Three days later he was to die, having held a night of dhikr at which he delivered a discourse on the Light Ayat of the Qur'an. Without waiting for permission – for it was known that he had declared his desire to be buried at the Meknes zawiyya – his muqaddam had him buried in the night. The Shaykh was buried on the spot that he had indicated with his stick when he first entered the zawiyya. His body was later exhumed and he now rests in the great zawiyya in Meknes.

We personally know of various karamat by his hand, but we will not speak of them here for we recall that when these things happened he hid them and his own perception of them. His fear of Allah was complete and without flaw. He maintained the position of helpless slave in every matter while he ruled a large supra-national community from California to Makka and beyond. When summoned to appear before Muhammad V in his palace at Rabat he refused, saying that if the King wanted to see him he would have to come to him in Meknes. He acknowledged only al-Malik (the King), the Lord of the Universe.

His company contained the poorest of the poor and the leaders of the community, the scholars and the common people. He travelled thousands of miles, using a car a year, annually traversing the southern desert of Morocco and also crossing nothern Morocco to visist his many zawiyyas in Algeria. The great event was his Moussem, held every year seven days following the birthday of the Messenger of Allah, may Allah bless him and grant him peace. Fuqara' came from all over the world to attend this noble gathering. It was noted for the sobriety of its atmosphere, in contrast to the emotional and festive gatherings that passed elsewhere in Morocco for Moussems honouring the great Sufis. At his Moussem for three days all that happened was the recitation of Qur'an, constantly, the rich and sublime Andalusian singing of the Diwans of the Masters, the Sufic dance, the hadra, and long and complex discourses on the Qur'an and the Path to gnosis of Allah, the Exalted. In fact, this Moussem is still celebrated, but since it is devoid of marching in the streets and primitive superstitious practices it blessedly avoids the commendation and support of the Ministry of Tourism.
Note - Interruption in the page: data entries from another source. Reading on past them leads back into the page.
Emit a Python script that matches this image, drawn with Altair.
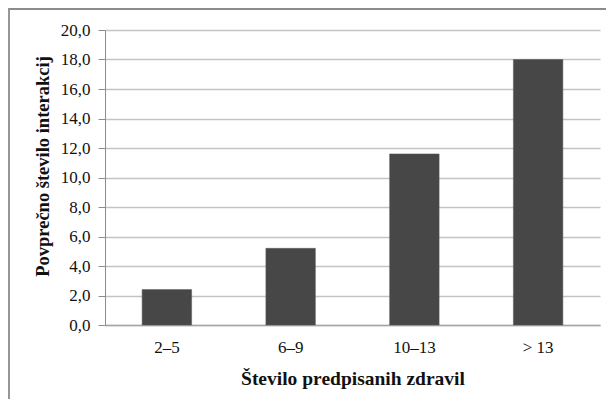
import altair as alt
import pandas as pd

categories = ["2–5", "6–9", "10–13", "> 13"]
values = [2.4, 5.2, 11.6, 18.0]
y_ticks = [0, 2, 4, 6, 8, 10, 12, 14, 16, 18, 20]

df = pd.DataFrame({"cat": categories, "val": values})
FONT = "Liberation Serif"

frame = alt.Chart(pd.DataFrame({"a": [0]})).mark_rect(
    fill=None, stroke="#8c8c8c", strokeWidth=1.8
).encode(
    x=alt.value(-96), x2=alt.value(700), y=alt.value(-21), y2=alt.value(600)
)

bars = alt.Chart(df).mark_bar(color="#474747", stroke="#5a5a5a", strokeWidth=0.5).encode(
    x=alt.X("cat:N", sort=categories,
            scale=alt.Scale(paddingInner=0.6, paddingOuter=0.3),
            axis=alt.Axis(title="Število predpisanih zdravil", labelAngle=0,
                          ticks=False, labelPadding=14, titlePadding=14,
                          titleFontSize=19.5, labelFontSize=17,
                          domainColor="#a6a6a6", domainWidth=1.5)),
    y=alt.Y("val:Q", scale=alt.Scale(domain=[0, 20], nice=False),
            axis=alt.Axis(title="Povprečno število interakcij", values=y_ticks,
                          labelExpr="replace(format(datum.value, '.1f'), '.', ',')",
                          tickSize=7, tickColor="#8c8c8c", labelPadding=8,
                          labelFontSize=17,
                          titleFontSize=18.5, titleX=-53, titleY=136,
                          domainColor="#8c8c8c",
                          gridColor="#c4c4c4", gridWidth=1.3))
)

chart = alt.layer(frame, bars).properties(
    width=495, height=295,
    padding={"left": 97, "top": 22, "right": 6, "bottom": 74},
    autosize=alt.AutoSizeParams(type="none"),
).configure_view(stroke=None).configure_axis(
    labelFont=FONT, titleFont=FONT,
    labelColor="#111111", titleColor="#111111", titleFontWeight="bold",
).configure_axisX(grid=False)

chart.save("out.html", embed_options={"renderer": "svg", "actions": False})
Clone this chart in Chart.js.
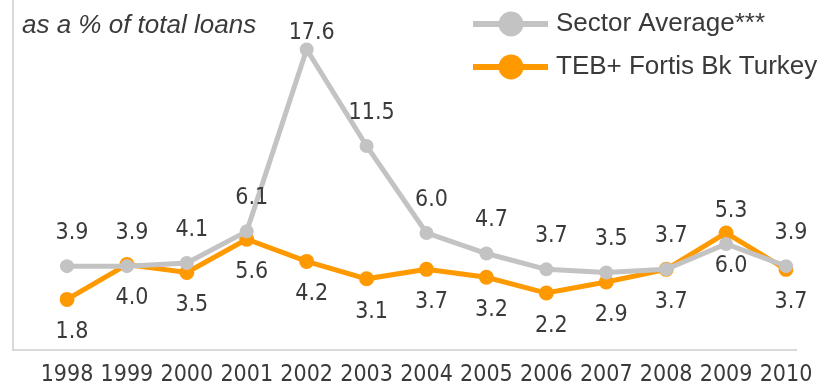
<!DOCTYPE html>
<html>
<head>
<meta charset="utf-8">
<script src="https://cdn.jsdelivr.net/npm/chart.js@4.4.1/dist/chart.umd.min.js"></script>
<style>
  html, body { margin: 0; padding: 0; background: #fff; }
  #wrap { width: 838px; height: 387px; position: relative; }
</style>
</head>
<body>
<div id="wrap"><canvas id="loanChart"></canvas></div>
<script>
var years = ['1998', '1999', '2000', '2001', '2002', '2003', '2004', '2005', '2006', '2007', '2008', '2009', '2010'];
var sectorAverage = [3.9, 3.9, 4.1, 6.1, 17.6, 11.5, 6.0, 4.7, 3.7, 3.5, 3.7, 5.3, 3.9];
var tebFortis = [1.8, 4.0, 3.5, 5.6, 4.2, 3.1, 3.7, 3.2, 2.2, 2.9, 3.7, 6.0, 3.7];

var narrowFont = '"DejaVu Sans Condensed", "Liberation Sans Narrow", sans-serif';
var textColor = '#3a3a3a';

// frame, subtitle, legend and value labels
var decorations = {
    id: 'decorations',
    beforeDatasetsDraw: function(chart) {
        var c = chart.ctx;
        var area = chart.chartArea;
        c.save();
        c.strokeStyle = '#d9d9d9';
        c.lineWidth = 2;
        c.beginPath();
        c.moveTo(13, 0);
        c.lineTo(13, area.bottom);
        c.lineTo(797, area.bottom);
        c.stroke();
        c.restore();
    },
    afterDatasetsDraw: function(chart) {
        var c = chart.ctx;
        c.save();

        // value labels
        c.font = '23px ' + narrowFont;
        c.fillStyle = textColor;
        c.textAlign = 'center';
        c.textBaseline = 'middle';
        chart.data.datasets.forEach(function(ds, i) {
            var meta = chart.getDatasetMeta(i);
            meta.data.forEach(function(pt, j) {
                var y = i === 0 ? Math.max(pt.y - 33, 33) : pt.y + 33;
                c.fillText(ds.data[j].toFixed(1), pt.x + 5, y);
            });
        });

        // subtitle
        c.font = 'italic 26px "Liberation Sans", Arial, sans-serif';
        c.textAlign = 'left';
        c.fillText('as a % of total loans', 22, 26);

        // legend
        var rows = [24, 67];
        chart.data.datasets.forEach(function(ds, i) {
            var y = rows[i];
            c.strokeStyle = ds.borderColor;
            c.lineWidth = 6;
            c.beginPath();
            c.moveTo(473, y);
            c.lineTo(548, y);
            c.stroke();
            c.fillStyle = ds.borderColor;
            c.beginPath();
            c.arc(511, y, 12.5, 0, Math.PI * 2);
            c.fill();
            c.fillStyle = textColor;
            c.font = '26px "Liberation Sans", Arial, sans-serif';
            c.fillText(ds.label, 556, y);
        });
        c.restore();
    }
};

var ctx = document.getElementById('loanChart').getContext('2d');
var loanChart = new Chart(ctx, {
    type: 'line',
    data: {
        labels: years,
        datasets: [{
            label: 'Sector Average***',
            data: sectorAverage,
            borderColor: '#c3c3c3',
            backgroundColor: '#c3c3c3',
            borderWidth: 5,
            pointRadius: 7,
            pointBorderWidth: 0,
            fill: false,
            tension: 0
        }, {
            label: 'TEB+ Fortis Bk Turkey',
            data: tebFortis,
            borderColor: '#ff9900',
            backgroundColor: '#ff9900',
            borderWidth: 5,
            pointRadius: 7.5,
            pointBorderWidth: 0,
            fill: false,
            tension: 0
        }]
    },
    options: {
        responsive: true,
        maintainAspectRatio: false,
        animation: false,
        layout: {
            padding: { left: 67, right: 52, top: 11.5, bottom: 0 }
        },
        plugins: {
            legend: { display: false },
            tooltip: { enabled: false }
        },
        scales: {
            x: {
                offset: false,
                grid: { display: false },
                border: { display: false },
                afterFit: function(scale) { scale.height = 37; },
                ticks: {
                    padding: 3,
                    color: textColor,
                    font: { family: narrowFont, size: 23 },
                    maxRotation: 0,
                    autoSkip: false
                }
            },
            y: {
                display: false,
                min: -1.4,
                max: 20
            }
        }
    },
    plugins: [decorations]
});
</script>
</body>
</html>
The Shaykh said to one of his murids, 'All the awliya' have miracles, but the great awliya's miracles come after their deaths. Wait and you will see.' One of the miracles of the Shaykh has been that directly by his teaching and patience and supplication to Allah, Islam has spread dramatically in England, Spain and the United States so that in these countries there are settled and unified Muslim communities which adhere to the Sufic path. Another is certainly the spread in renown of this unique diwan.